Task instructions:
Leave out the pictures and retype only the lines from the opening line to the line that holds "ax = fig.add_axes([0.074, 0.171, 0.902, 0.690])", both ends included.

══════════

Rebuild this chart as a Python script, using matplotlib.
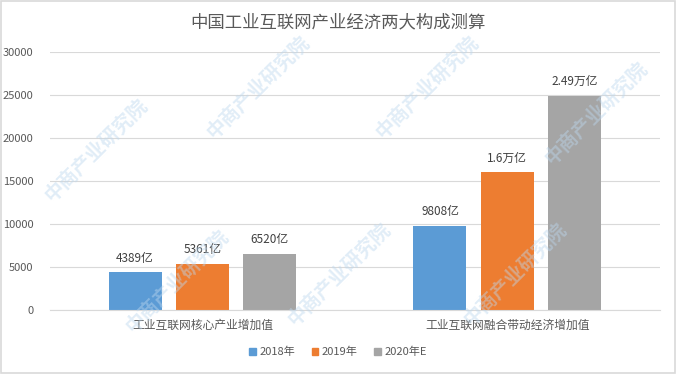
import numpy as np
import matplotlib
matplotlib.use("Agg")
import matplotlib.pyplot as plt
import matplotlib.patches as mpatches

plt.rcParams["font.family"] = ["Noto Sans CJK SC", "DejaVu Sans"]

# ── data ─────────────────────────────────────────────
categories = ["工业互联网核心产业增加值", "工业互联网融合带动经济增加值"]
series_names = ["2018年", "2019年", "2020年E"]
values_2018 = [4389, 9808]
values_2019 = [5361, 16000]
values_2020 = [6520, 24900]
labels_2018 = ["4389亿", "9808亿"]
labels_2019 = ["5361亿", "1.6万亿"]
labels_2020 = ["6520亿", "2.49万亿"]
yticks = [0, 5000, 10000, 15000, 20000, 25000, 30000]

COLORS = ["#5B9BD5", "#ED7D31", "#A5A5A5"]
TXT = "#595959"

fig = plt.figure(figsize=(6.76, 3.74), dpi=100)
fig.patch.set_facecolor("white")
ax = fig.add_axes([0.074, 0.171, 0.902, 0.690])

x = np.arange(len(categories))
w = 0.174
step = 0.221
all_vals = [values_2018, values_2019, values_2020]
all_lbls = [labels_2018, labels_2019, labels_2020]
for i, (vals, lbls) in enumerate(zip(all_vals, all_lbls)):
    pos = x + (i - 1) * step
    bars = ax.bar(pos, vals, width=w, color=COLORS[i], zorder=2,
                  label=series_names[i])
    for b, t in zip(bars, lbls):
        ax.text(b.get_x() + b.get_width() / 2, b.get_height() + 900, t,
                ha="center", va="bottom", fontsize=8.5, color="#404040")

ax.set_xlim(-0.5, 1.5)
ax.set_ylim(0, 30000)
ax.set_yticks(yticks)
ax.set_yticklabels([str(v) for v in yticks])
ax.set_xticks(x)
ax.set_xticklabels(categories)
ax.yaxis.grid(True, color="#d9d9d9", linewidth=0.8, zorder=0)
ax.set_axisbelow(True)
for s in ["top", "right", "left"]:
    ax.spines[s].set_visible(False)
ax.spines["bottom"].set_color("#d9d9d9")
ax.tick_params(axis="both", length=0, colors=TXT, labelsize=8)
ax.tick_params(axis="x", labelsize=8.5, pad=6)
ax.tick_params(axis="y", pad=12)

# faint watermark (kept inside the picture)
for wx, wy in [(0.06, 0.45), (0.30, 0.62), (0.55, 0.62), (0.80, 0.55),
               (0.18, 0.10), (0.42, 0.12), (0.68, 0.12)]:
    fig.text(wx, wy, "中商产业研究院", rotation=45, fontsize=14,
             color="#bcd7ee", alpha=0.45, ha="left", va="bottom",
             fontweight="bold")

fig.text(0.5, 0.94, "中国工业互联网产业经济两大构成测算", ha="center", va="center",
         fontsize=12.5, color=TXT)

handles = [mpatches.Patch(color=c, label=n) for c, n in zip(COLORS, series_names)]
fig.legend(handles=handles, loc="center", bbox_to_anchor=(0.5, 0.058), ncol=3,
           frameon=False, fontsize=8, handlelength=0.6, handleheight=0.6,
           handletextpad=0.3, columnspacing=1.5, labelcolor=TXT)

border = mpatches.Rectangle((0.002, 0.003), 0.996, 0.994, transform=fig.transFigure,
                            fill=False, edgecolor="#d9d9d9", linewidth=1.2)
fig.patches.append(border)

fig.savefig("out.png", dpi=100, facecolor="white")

══════════

Full answer:
Rebuild this chart as a Python script, using matplotlib.
import numpy as np
import matplotlib
matplotlib.use("Agg")
import matplotlib.pyplot as plt
import matplotlib.patches as mpatches

plt.rcParams["font.family"] = ["Noto Sans CJK SC", "DejaVu Sans"]

# ── data ─────────────────────────────────────────────
categories = ["工业互联网核心产业增加值", "工业互联网融合带动经济增加值"]
series_names = ["2018年", "2019年", "2020年E"]
values_2018 = [4389, 9808]
values_2019 = [5361, 16000]
values_2020 = [6520, 24900]
labels_2018 = ["4389亿", "9808亿"]
labels_2019 = ["5361亿", "1.6万亿"]
labels_2020 = ["6520亿", "2.49万亿"]
yticks = [0, 5000, 10000, 15000, 20000, 25000, 30000]

COLORS = ["#5B9BD5", "#ED7D31", "#A5A5A5"]
TXT = "#595959"

fig = plt.figure(figsize=(6.76, 3.74), dpi=100)
fig.patch.set_facecolor("white")
ax = fig.add_axes([0.074, 0.171, 0.902, 0.690])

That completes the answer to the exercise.